● **Exercise**: Search the entries below. Return every line that has "this" in it.

● **Data lines**:
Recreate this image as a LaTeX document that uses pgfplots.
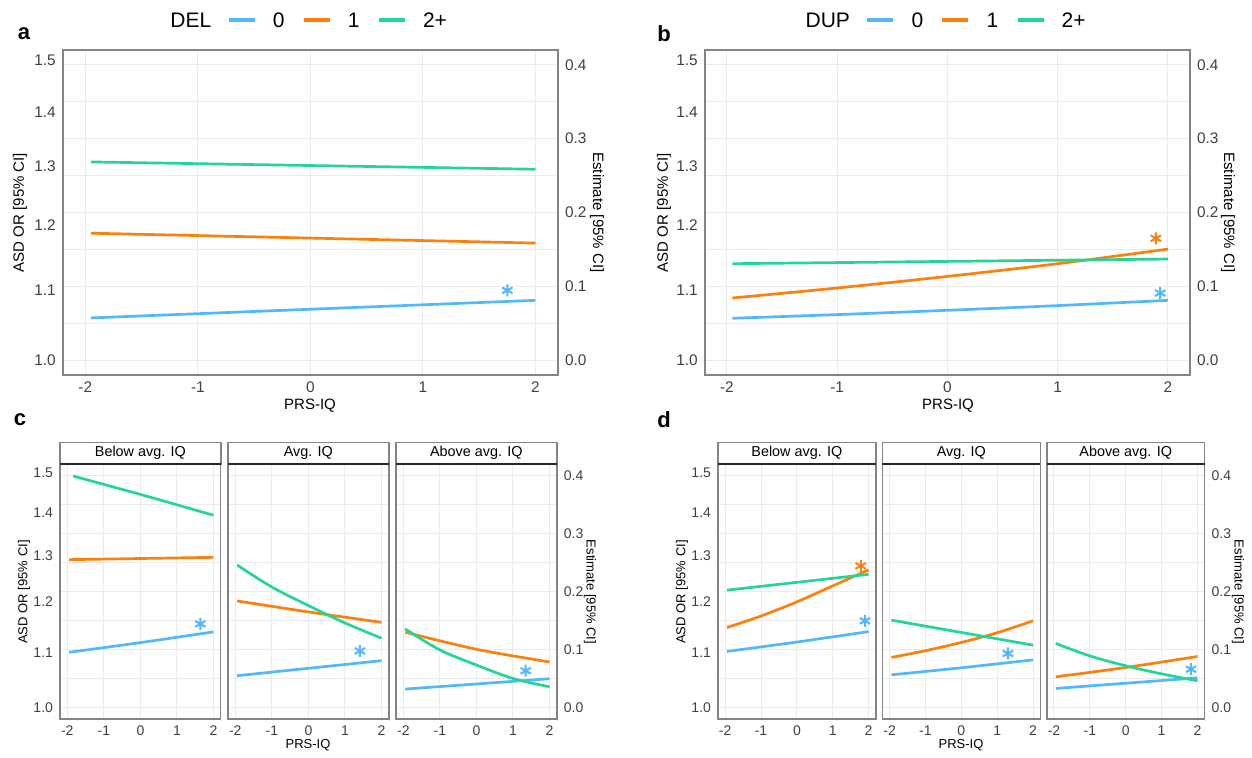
---
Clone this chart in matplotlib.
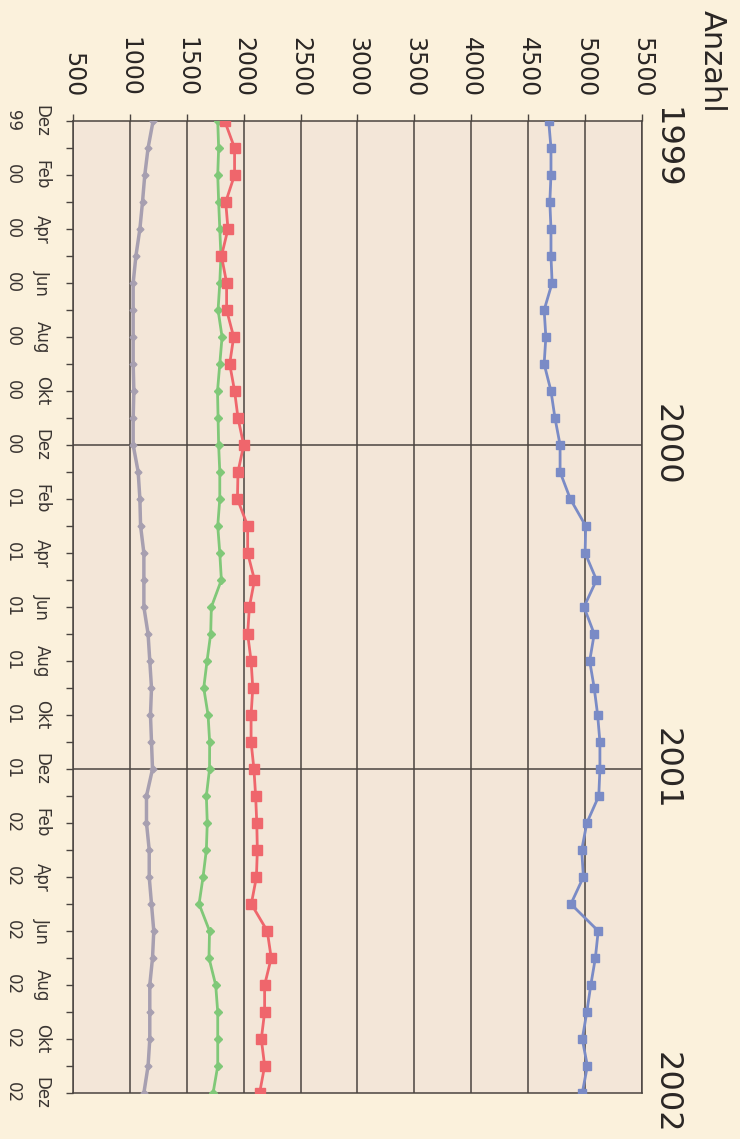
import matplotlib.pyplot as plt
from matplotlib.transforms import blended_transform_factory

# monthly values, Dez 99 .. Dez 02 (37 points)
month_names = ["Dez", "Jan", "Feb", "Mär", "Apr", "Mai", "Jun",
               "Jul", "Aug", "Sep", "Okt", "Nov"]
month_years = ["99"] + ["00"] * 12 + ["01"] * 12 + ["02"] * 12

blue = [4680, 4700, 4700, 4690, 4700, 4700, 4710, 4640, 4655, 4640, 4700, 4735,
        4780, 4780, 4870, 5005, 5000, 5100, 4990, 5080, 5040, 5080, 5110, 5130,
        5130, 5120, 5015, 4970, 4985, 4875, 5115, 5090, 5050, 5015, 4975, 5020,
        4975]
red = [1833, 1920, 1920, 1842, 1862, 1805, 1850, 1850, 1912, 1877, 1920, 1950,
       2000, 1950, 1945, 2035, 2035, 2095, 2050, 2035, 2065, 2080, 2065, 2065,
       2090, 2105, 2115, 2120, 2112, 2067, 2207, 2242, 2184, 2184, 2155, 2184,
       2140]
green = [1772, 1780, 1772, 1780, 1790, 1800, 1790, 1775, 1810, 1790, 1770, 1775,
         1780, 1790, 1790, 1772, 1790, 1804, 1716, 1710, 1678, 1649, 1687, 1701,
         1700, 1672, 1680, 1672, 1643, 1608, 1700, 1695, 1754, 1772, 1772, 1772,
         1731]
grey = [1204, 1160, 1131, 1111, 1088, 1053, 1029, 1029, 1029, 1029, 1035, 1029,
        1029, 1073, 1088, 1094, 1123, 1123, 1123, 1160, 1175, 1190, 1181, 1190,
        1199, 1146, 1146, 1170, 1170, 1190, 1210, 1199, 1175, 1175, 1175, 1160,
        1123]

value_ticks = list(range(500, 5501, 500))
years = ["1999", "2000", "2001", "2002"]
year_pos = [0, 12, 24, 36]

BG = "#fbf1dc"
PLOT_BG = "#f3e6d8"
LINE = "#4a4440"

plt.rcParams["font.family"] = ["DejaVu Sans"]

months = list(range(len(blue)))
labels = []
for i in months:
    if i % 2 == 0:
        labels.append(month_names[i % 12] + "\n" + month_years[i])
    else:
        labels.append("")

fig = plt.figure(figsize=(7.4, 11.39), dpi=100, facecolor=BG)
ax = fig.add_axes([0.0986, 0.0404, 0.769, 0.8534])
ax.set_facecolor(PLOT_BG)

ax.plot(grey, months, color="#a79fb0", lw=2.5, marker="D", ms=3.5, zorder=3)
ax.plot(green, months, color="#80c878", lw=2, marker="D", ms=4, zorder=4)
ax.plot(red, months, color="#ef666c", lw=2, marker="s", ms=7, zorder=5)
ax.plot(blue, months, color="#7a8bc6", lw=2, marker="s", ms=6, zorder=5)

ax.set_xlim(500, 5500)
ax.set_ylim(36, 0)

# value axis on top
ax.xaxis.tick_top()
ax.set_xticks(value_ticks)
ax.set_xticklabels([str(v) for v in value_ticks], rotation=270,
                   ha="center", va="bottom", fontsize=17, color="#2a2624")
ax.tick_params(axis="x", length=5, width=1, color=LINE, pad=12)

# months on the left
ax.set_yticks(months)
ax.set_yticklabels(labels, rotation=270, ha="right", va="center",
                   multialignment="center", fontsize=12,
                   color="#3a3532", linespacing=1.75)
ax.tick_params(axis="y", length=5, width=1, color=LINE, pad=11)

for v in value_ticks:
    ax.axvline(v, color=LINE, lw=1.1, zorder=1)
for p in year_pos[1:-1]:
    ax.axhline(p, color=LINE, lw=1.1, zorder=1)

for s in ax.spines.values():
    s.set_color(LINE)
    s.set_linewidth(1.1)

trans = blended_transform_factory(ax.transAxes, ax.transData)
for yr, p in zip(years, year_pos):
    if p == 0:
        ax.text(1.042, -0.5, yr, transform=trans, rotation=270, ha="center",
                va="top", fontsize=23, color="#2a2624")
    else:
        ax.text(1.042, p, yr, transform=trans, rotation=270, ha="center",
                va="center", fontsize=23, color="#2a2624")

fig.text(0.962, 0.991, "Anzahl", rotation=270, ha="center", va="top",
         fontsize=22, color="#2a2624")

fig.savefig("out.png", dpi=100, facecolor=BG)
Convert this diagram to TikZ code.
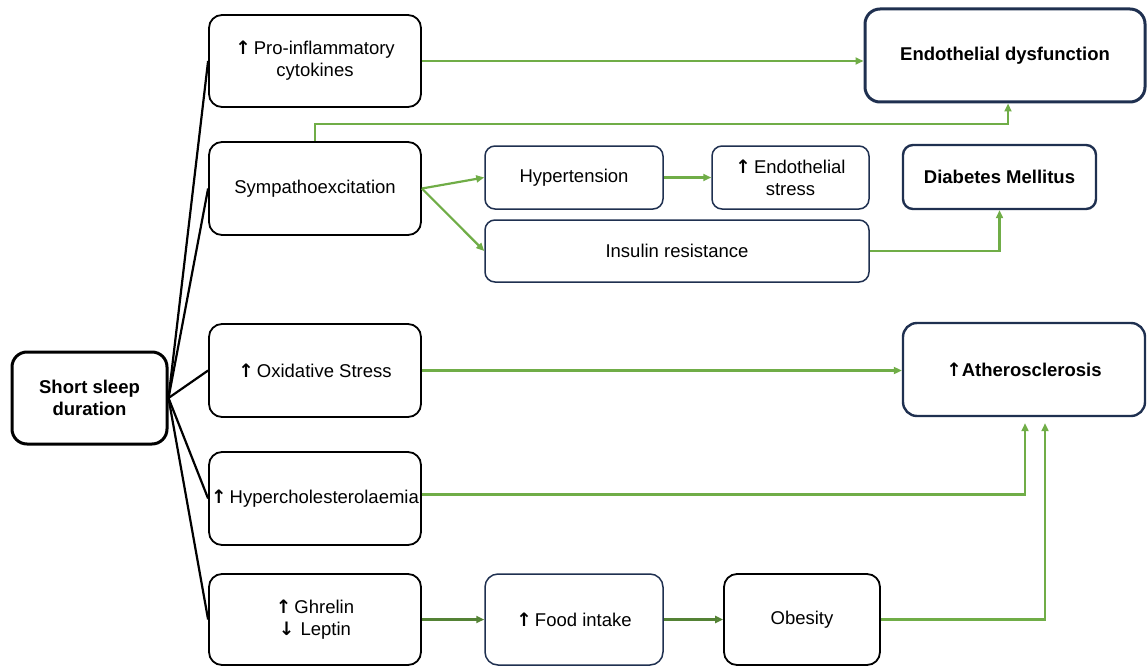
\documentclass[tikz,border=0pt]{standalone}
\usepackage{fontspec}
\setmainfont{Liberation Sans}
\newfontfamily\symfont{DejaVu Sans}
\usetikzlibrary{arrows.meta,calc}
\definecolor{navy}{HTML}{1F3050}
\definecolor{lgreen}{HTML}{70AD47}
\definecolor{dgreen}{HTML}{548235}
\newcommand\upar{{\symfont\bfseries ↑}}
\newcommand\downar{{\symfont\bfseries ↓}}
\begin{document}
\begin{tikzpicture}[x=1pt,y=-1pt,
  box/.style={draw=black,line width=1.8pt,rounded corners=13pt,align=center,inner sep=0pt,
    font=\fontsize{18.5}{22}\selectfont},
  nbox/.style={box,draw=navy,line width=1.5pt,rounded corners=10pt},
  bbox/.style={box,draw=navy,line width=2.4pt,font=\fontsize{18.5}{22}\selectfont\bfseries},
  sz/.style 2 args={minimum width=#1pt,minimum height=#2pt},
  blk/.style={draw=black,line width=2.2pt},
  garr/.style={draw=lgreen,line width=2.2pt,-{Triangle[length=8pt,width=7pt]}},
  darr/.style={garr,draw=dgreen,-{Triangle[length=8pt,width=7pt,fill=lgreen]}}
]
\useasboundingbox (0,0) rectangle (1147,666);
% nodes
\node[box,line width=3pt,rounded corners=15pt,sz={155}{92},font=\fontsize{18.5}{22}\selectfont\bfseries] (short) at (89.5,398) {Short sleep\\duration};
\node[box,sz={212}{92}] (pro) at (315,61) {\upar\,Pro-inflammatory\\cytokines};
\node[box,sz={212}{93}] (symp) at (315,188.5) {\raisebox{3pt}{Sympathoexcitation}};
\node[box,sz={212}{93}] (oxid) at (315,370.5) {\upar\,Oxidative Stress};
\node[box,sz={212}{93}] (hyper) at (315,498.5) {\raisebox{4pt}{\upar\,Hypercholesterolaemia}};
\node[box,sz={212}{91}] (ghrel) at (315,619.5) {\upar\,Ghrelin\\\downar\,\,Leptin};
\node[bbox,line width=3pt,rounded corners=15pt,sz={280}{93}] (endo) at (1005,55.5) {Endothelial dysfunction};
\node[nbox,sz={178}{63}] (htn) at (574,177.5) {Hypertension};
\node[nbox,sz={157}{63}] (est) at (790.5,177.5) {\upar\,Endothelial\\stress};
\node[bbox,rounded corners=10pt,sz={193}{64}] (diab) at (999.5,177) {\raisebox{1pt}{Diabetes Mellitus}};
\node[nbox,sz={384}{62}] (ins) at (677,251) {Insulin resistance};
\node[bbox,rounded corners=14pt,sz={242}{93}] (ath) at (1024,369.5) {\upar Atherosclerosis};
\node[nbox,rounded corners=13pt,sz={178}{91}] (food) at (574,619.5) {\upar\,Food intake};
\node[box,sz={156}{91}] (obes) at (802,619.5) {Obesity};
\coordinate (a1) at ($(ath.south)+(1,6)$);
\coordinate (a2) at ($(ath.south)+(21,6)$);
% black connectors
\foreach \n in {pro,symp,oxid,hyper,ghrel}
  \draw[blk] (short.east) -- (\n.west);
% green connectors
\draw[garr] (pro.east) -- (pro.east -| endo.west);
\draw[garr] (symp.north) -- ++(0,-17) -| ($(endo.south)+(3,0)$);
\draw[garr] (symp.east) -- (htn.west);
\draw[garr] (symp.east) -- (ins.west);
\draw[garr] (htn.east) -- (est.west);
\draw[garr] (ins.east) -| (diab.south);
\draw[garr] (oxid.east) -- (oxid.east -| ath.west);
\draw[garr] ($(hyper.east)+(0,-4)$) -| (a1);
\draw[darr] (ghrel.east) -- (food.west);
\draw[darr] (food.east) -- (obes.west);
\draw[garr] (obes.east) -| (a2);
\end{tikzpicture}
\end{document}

● **Task solution**:
Recreate this image as a LaTeX document that uses pgfplots.
Clone this chart in matplotlib.
Convert this diagram to TikZ code.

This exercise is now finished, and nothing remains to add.